Wahwah effect on 16-bit PCM data

Programming and Development General Audio Programming
1

I’m currently writing a game that makes use of this effect, but since OpenAL-Soft does not have the EFX effect implemented, I’ve been attempting to write it in the engine.

I like the process in Audacity’s Wahwah.cpp, but apparently the float values used are totally different than what I’m expecting. Another problem is that the PCM data I’m trying to give it is a series of shorts (this is Java, by the way) since the files are 16-bit FLAC, so even if the float values were what I thought they were, the types just get messy and things explode (in my ear (ack)).

My question is, what do I need to do to the PCM data to get it to work with the Wahwah effect? Alternatively, what other wahwah algorithm is available that lets me process the shorts as they are?

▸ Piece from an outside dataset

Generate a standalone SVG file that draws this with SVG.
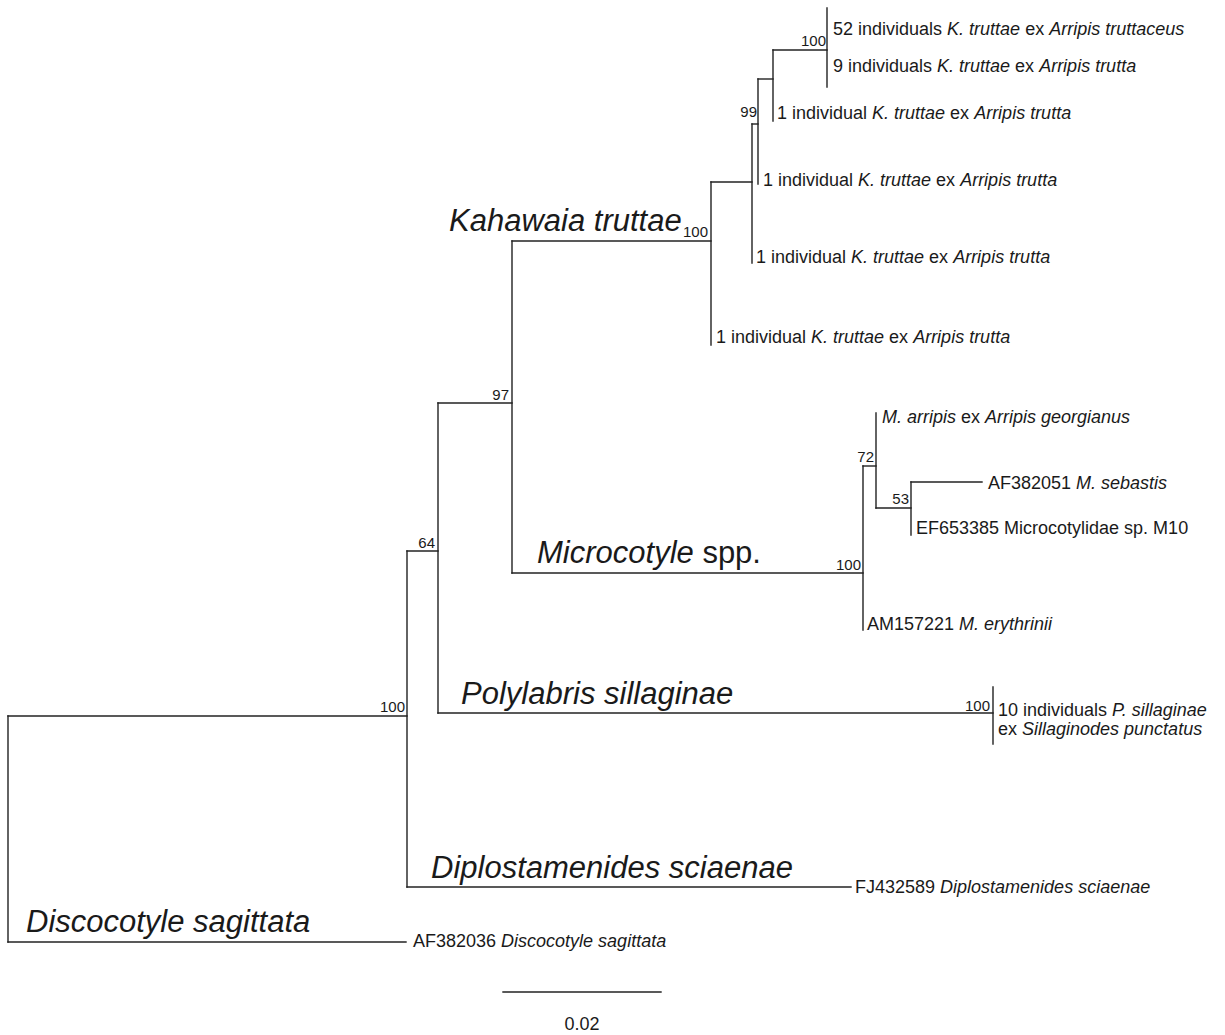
<svg xmlns="http://www.w3.org/2000/svg" width="1225" height="1035" viewBox="0 0 1225 1035">
<style>
text{font-family:"Liberation Sans",Arial,Helvetica,sans-serif;fill:#1a1a1a}
.leaf{font-size:18px}
.bs{font-size:15px;text-anchor:end}
.clade{font-size:31px;font-style:italic}
.i{font-style:italic}
.n{font-style:normal}
.br{fill:none;stroke:#222;stroke-width:1.4;stroke-linecap:square}
</style>
<rect width="1225" height="1035" fill="#fff"/>
<g id="connectors" class="br">
<path d="M8,716 V942"/>
<path d="M8,716 H407"/>
<path d="M8,942 H406"/>
<path d="M407,551 V887"/>
<path d="M407,551 H438"/>
<path d="M407,887 H851"/>
<path d="M438,403 V713"/>
<path d="M438,403 H512"/>
<path d="M438,713 H993"/>
<path d="M512,241 V573"/>
<path d="M512,241 H711"/>
<path d="M512,573 H863"/>
<path d="M711,182 V345"/>
<path d="M711,182 H752"/>
<path d="M752,124 V263"/>
<path d="M752,124 H758"/>
<path d="M758,79 V184"/>
<path d="M758,79 H773"/>
<path d="M773,50 V121"/>
<path d="M773,50 H827"/>
<path d="M827,8 V87"/>
<path d="M863,466 V630"/>
<path d="M863,466 H876"/>
<path d="M876,413 V508"/>
<path d="M876,508 H911"/>
<path d="M911,482 V535"/>
<path d="M911,482 H982"/>
<path d="M993,687 V744"/>
</g>
<g id="node-kahawaia-100"><text class="bs" x="826" y="46">100</text></g>
<g id="node-kahawaia-99"><text class="bs" x="757" y="117">99</text></g>
<g id="node-kahawaia-clade">
<text class="clade" x="449" y="231">Kahawaia truttae</text>
<text class="bs" x="708" y="237">100</text>
</g>
<g id="node-97"><text class="bs" x="509" y="400">97</text></g>
<g id="node-64"><text class="bs" x="435" y="548">64</text></g>
<g id="node-root-100"><text class="bs" x="405" y="712">100</text></g>
<g id="node-microcotyle-clade">
<text class="clade" x="537" y="563">Microcotyle<tspan class="n"> spp.</tspan></text>
<text class="bs" x="861" y="570">100</text>
</g>
<g id="node-72"><text class="bs" x="874" y="462">72</text></g>
<g id="node-53"><text class="bs" x="909" y="504">53</text></g>
<g id="node-polylabris-clade">
<text class="clade" x="461" y="704">Polylabris sillaginae</text>
<text class="bs" x="990" y="711">100</text>
</g>
<g id="node-diplostamenides-clade"><text class="clade" x="431" y="878">Diplostamenides sciaenae</text></g>
<g id="node-discocotyle-clade"><text class="clade" x="26" y="932">Discocotyle sagittata</text></g>

<g id="leaf-k1"><text class="leaf" x="833" y="35">52 individuals <tspan class="i">K. truttae</tspan> ex <tspan class="i">Arripis truttaceus</tspan></text></g>
<g id="leaf-k2"><text class="leaf" x="833" y="72">9 individuals <tspan class="i">K. truttae</tspan> ex <tspan class="i">Arripis trutta</tspan></text></g>
<g id="leaf-k3"><text class="leaf" x="777" y="119">1 individual <tspan class="i">K. truttae</tspan> ex <tspan class="i">Arripis trutta</tspan></text></g>
<g id="leaf-k4"><text class="leaf" x="763" y="186">1 individual <tspan class="i">K. truttae</tspan> ex <tspan class="i">Arripis trutta</tspan></text></g>
<g id="leaf-k5"><text class="leaf" x="756" y="263">1 individual <tspan class="i">K. truttae</tspan> ex <tspan class="i">Arripis trutta</tspan></text></g>
<g id="leaf-k6"><text class="leaf" x="716" y="343">1 individual <tspan class="i">K. truttae</tspan> ex <tspan class="i">Arripis trutta</tspan></text></g>
<g id="leaf-m1"><text class="leaf" x="882" y="423"><tspan class="i">M. arripis</tspan> ex <tspan class="i">Arripis georgianus</tspan></text></g>
<g id="leaf-m2"><text class="leaf" x="988" y="489">AF382051 <tspan class="i">M. sebastis</tspan></text></g>
<g id="leaf-m3"><text class="leaf" x="916" y="534">EF653385 Microcotylidae sp. M10</text></g>
<g id="leaf-m4"><text class="leaf" x="867" y="630">AM157221 <tspan class="i">M. erythrinii</tspan></text></g>
<g id="leaf-p1">
<text class="leaf" x="998" y="716">10 individuals <tspan class="i">P. sillaginae</tspan></text>
<text class="leaf" x="998" y="735">ex <tspan class="i">Sillaginodes punctatus</tspan></text>
</g>
<g id="leaf-d1"><text class="leaf" x="855" y="893">FJ432589 <tspan class="i">Diplostamenides sciaenae</tspan></text></g>
<g id="leaf-dc1"><text class="leaf" x="413" y="947">AF382036 <tspan class="i">Discocotyle sagittata</tspan></text></g>

<g id="scale-bar">
<line class="br" x1="503" y1="992" x2="661" y2="992"/>
<text class="leaf" x="582" y="1030" text-anchor="middle">0.02</text>
</g>
</svg>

Here’s the cpp file I’m looking at, for reference:
http://code.google.com/p/audacity/source/browse/audacity-src/trunk/src/effects/Wahwah.cpp
In particular, EffectWahwah::ProcessSimpleMono().

Thanks in advance!

2

A “Wahwah” effect is basically a sweeping filter. Typically it’s a low-pass filter with resonance at the filter frequency.
The Audacity Wahwah effect uses a low frequency sine to sweep the filter frequency up and down.
It may be easier to write the effect from scratch rather than adapt the Audacity code.

3

I ended up experimenting with a few other forms of the effect with no luck, so I returned to Audacity’s version.

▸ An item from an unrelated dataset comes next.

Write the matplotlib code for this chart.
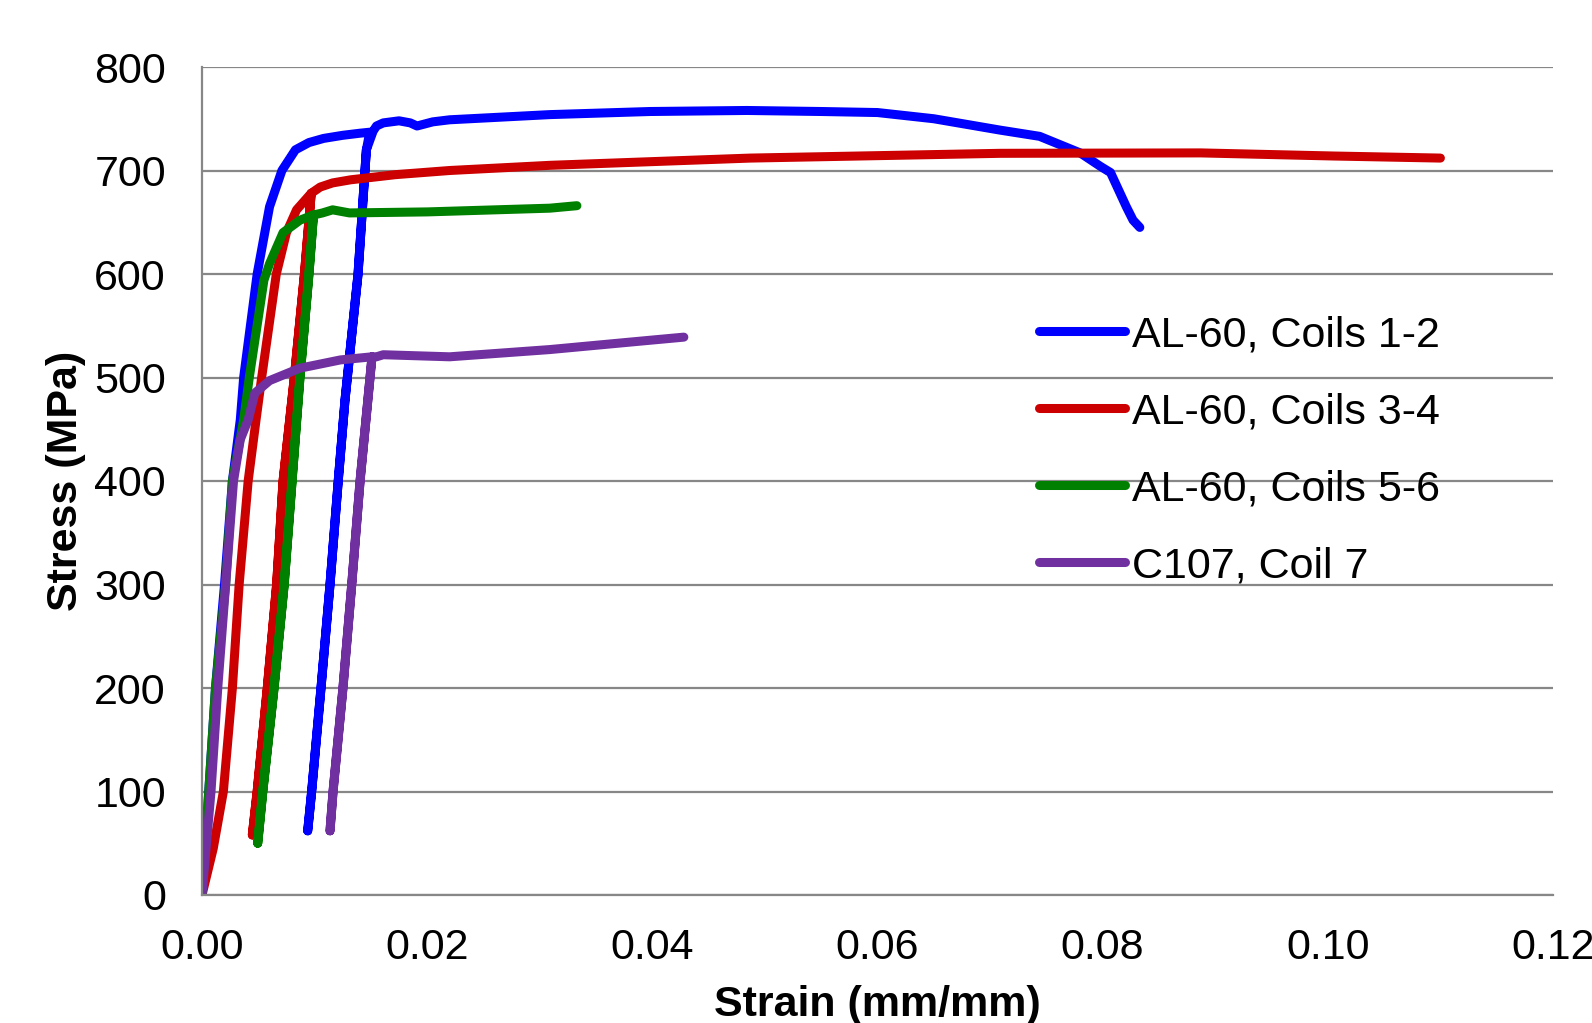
import matplotlib
matplotlib.use("Agg")
import matplotlib.pyplot as plt
from matplotlib.ticker import FormatStrFormatter

plt.rcParams["font.family"] = ["Liberation Sans", "DejaVu Sans"]

# strain (mm/mm) / stress (MPa)
strain_12 = [0.0, 0.0006, 0.0012, 0.0020, 0.0027, 0.0034, 0.0037, 0.0049, 0.0060,
             0.0071, 0.0077, 0.0083, 0.0095, 0.0108, 0.0125, 0.0140, 0.0149,
             0.0146, 0.01386, 0.0127, 0.0121, 0.01137, 0.01057, 0.00974, 0.00939,
             0.00974, 0.01057, 0.01137, 0.0121, 0.0127, 0.01386, 0.0146, 0.0152,
             0.0155, 0.0161, 0.0175, 0.0185, 0.0191, 0.0205, 0.022, 0.0309,
             0.0398, 0.0484, 0.055, 0.060, 0.065, 0.0709, 0.0744, 0.078,
             0.0798, 0.0807, 0.0821, 0.0827, 0.0833]
stress_12 = [0, 100, 200, 300, 400, 459, 500, 600, 665,
             700, 710, 720, 727, 731, 734, 736, 737,
             720, 600, 478, 400, 300, 200, 100, 62,
             100, 200, 300, 400, 478, 600, 720, 738,
             743, 746, 748, 746, 743, 747, 749, 754,
             757, 758, 757, 756, 750, 739, 733, 717,
             704, 698, 665, 652, 645]

strain_34 = [0.0, 0.0010, 0.0019, 0.0027, 0.0033, 0.0041, 0.0048, 0.0053, 0.0066,
             0.0075, 0.0084, 0.0097,
             0.0091, 0.0082, 0.0072, 0.00663, 0.0058, 0.0049, 0.00447,
             0.0049, 0.0058, 0.00663, 0.0072, 0.0082, 0.0091, 0.0097,
             0.0105, 0.0116, 0.0132, 0.0172, 0.022, 0.0309, 0.0487, 0.0709,
             0.0887, 0.1005, 0.110]
stress_34 = [0, 45, 100, 200, 300, 400, 459, 500, 600,
             640, 662, 678,
             600, 500, 400, 300, 200, 100, 58,
             100, 200, 300, 400, 500, 600, 678,
             684, 688, 691, 696, 700, 705, 712, 716.6,
             717, 714, 712]

strain_56 = [0.0, 0.0006, 0.0012, 0.0021, 0.0027, 0.0037, 0.0042, 0.0055, 0.0060,
             0.0072, 0.0087, 0.0099,
             0.0095, 0.0087, 0.0080, 0.0073, 0.0064, 0.0054, 0.00495,
             0.0054, 0.0064, 0.0073, 0.0080, 0.0087, 0.0095, 0.0099,
             0.0107, 0.0116, 0.0131, 0.020, 0.0309, 0.0333]
stress_56 = [0, 100, 200, 300, 400, 459, 500, 594, 610,
             640, 652, 657,
             600, 500, 400, 300, 200, 100, 50,
             100, 200, 300, 400, 500, 600, 657,
             659, 662, 659, 660, 663.6, 666]

strain_7 = [0.0, 0.0008, 0.0014, 0.0021, 0.0028, 0.0034, 0.0041, 0.0047, 0.0060,
            0.0087, 0.0123, 0.0151,
            0.01404, 0.0133, 0.01252, 0.01164, 0.01137,
            0.01164, 0.01252, 0.0133, 0.01404, 0.0151,
            0.0155, 0.0161, 0.022, 0.0309, 0.0398, 0.0428]
stress_7 = [0, 100, 200, 300, 400, 440, 459, 485, 497,
            509, 517, 520,
            400, 300, 200, 100, 62,
            100, 200, 300, 400, 520,
            520, 522, 520, 527, 536, 539]

series_labels = ["AL-60, Coils 1-2", "AL-60, Coils 3-4", "AL-60, Coils 5-6", "C107, Coil 7"]
series_colors = ["#0000FF", "#CC0000", "#008000", "#7030A0"]

x_ticks = [0.0, 0.02, 0.04, 0.06, 0.08, 0.10, 0.12]
y_ticks = [0, 100, 200, 300, 400, 500, 600, 700, 800]

fig = plt.figure(figsize=(15.92, 10.23), dpi=100)
ax = fig.add_axes([202 / 1592, 1 - 895 / 1023, 1351 / 1592, 828 / 1023])

curves = [(strain_12, stress_12), (strain_34, stress_34),
          (strain_56, stress_56), (strain_7, stress_7)]
for (xs, ys), lab, col in zip(curves, series_labels, series_colors):
    ax.plot(xs, ys, color=col, lw=6.5, label=lab,
            solid_capstyle="round", solid_joinstyle="round")

ax.set_xlim(0, 0.12)
ax.set_ylim(0, 800)
ax.set_xticks(x_ticks)
ax.set_yticks(y_ticks)
ax.xaxis.set_major_formatter(FormatStrFormatter("%.2f"))
ax.tick_params(axis="both", length=0, labelsize=31)
ax.tick_params(axis="x", pad=24)
ax.tick_params(axis="y", pad=26)

ax.grid(axis="y", color="#878787", lw=1.6)
ax.set_axisbelow(True)
for side in ["top", "right"]:
    ax.spines[side].set_visible(False)
for side in ["left", "bottom"]:
    ax.spines[side].set_color("#878787")
    ax.spines[side].set_linewidth(1.6)

# reference crops this label at the bottom edge; kept just inside here
ax.set_xlabel("Strain (mm/mm)", fontsize=31, fontweight="bold", labelpad=12)
ax.set_ylabel("Stress (MPa)", fontsize=31, fontweight="bold", labelpad=6)

ax.legend(loc="upper left", bbox_to_anchor=(1039 / 1592, 1 - 315 / 1023),
          bbox_transform=fig.transFigure, frameon=False, fontsize=31,
          borderpad=0, borderaxespad=0, handlelength=2.0, handletextpad=0.15,
          labelspacing=0.86)

fig.savefig("out.png", dpi=100)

It actually seems to do… something with the wah oscillation/resonance, but the resulting audio has a weird effect to it. You can hear the wah’s effect, but I guess it’s just adding it on top of the source data?

Source file: http://www.flibitijibibo.com/files/musicTest.flac
Resulting audio: http://www.flibitijibibo.com/files/musicTestFail.flac

This is the source of the method:

/** Creates a wahwah'd version of the PCM data.
 * @param sourceData The 16-bit stereo PCM data
 * @param sampleRate The sample rate of the PCM data
 * @return The wahwah'd PCM data
 */
private ByteBuffer createWahData(ByteBuffer sourceData, int sampleRate) {
	ByteBuffer result = BufferUtils.createByteBuffer(sourceData.limit());

	// Create the separate channels
	ByteBuffer leftChannelBytes = BufferUtils.createByteBuffer(sourceData.limit() / 2);
	ByteBuffer rightChannelBytes = BufferUtils.createByteBuffer(sourceData.limit() / 2);
	for (int x = 0; x < sourceData.limit() - 2; x += 2) {
		leftChannelBytes.put(sourceData.get(x));
		rightChannelBytes.put(sourceData.get(x + 1));
	}
	leftChannelBytes.rewind();
	rightChannelBytes.rewind();

	// BEGIN WahWah.cpp ADAPTION
	
	// #define lfoskupsamplse = 30
	int lfoskipsamples = 30;
	// EffectWahwah::EffectWahwah()
	float freq = 1.5f;
	float depth = 0.7f;
	float res = 2.5f;
	float freqofs = 0.3f;
	// EffectWahwah::NewTrackSimpleMono()
	double lfoskip = (freq * 2 * Math.PI / (double) sampleRate);
	int skipcount = 0;
	double xn1 = 0, xn2 = 0, yn1 = 0, yn2 = 0;
	double b0 = 0.0, b1 = 0.0, b2 = 0.0;
	double a0 = 0.0, a1 = 0.0, a2 = 0.0;
	// EffectWahwah::ProcessSimpleMono()
	double frequency, omega, sn, cs, alpha;
	double in, out;

	// We are currently just messing with the left channel.
	for (int x = 0; x < leftChannelBytes.limit(); x += 2) {
		in = leftChannelBytes.getShort(x);

		if ((skipcount++) % lfoskipsamples == 0) {
			frequency = (1 + Math.cos(skipcount * lfoskip)) / 2;
			frequency = frequency * depth * (1 - freqofs) + freqofs;
			frequency = Math.exp((frequency - 1) * 6);
			omega = Math.PI * frequency;
			sn = Math.sin(omega);
			cs = Math.cos(omega);
			alpha = sn / (2 * res);
			b0 = (1 - cs) / 2;
			b1 = 1 - cs;
			b2 = (1 - cs) / 2;
			a0 = 1 + alpha;
			a1 = -2 * cs;
			a2 = 1 - alpha;
		}
		out = (b0 * in + b1 * xn1 + b2 * xn2 - a1 * yn1 - a2 * yn2) / a0;
		xn2 = xn1;
		xn1 = in;
		yn2 = yn1;
		yn1 = out;

		// Prevents clipping
		if (out < -32768.0)
			out = -32768.0;
		else if (out > 32767.0)
			out = 32767.0;

		leftChannelBytes.putShort(x, (short) (out));
	}

	// END WahWah.cpp ADAPTION

	// Create the final ByteBuffer
	for (int x = 0; x < sourceData.limit() / 2; x++) {
		result.put(leftChannelBytes.get(x));
		result.put(rightChannelBytes.get(x));
	}
	result.rewind();
	return result;
}
4

Good news! I’m a dunce!

You’ll notice at the top of that method that I only pass half of each sample to the channel buffers. This meant that I was editing half of each sample, which caused that bizarre addition-of-resonance effect. Actually passing the whole sample fixes the problem.

Works just fine now, don’t mind me!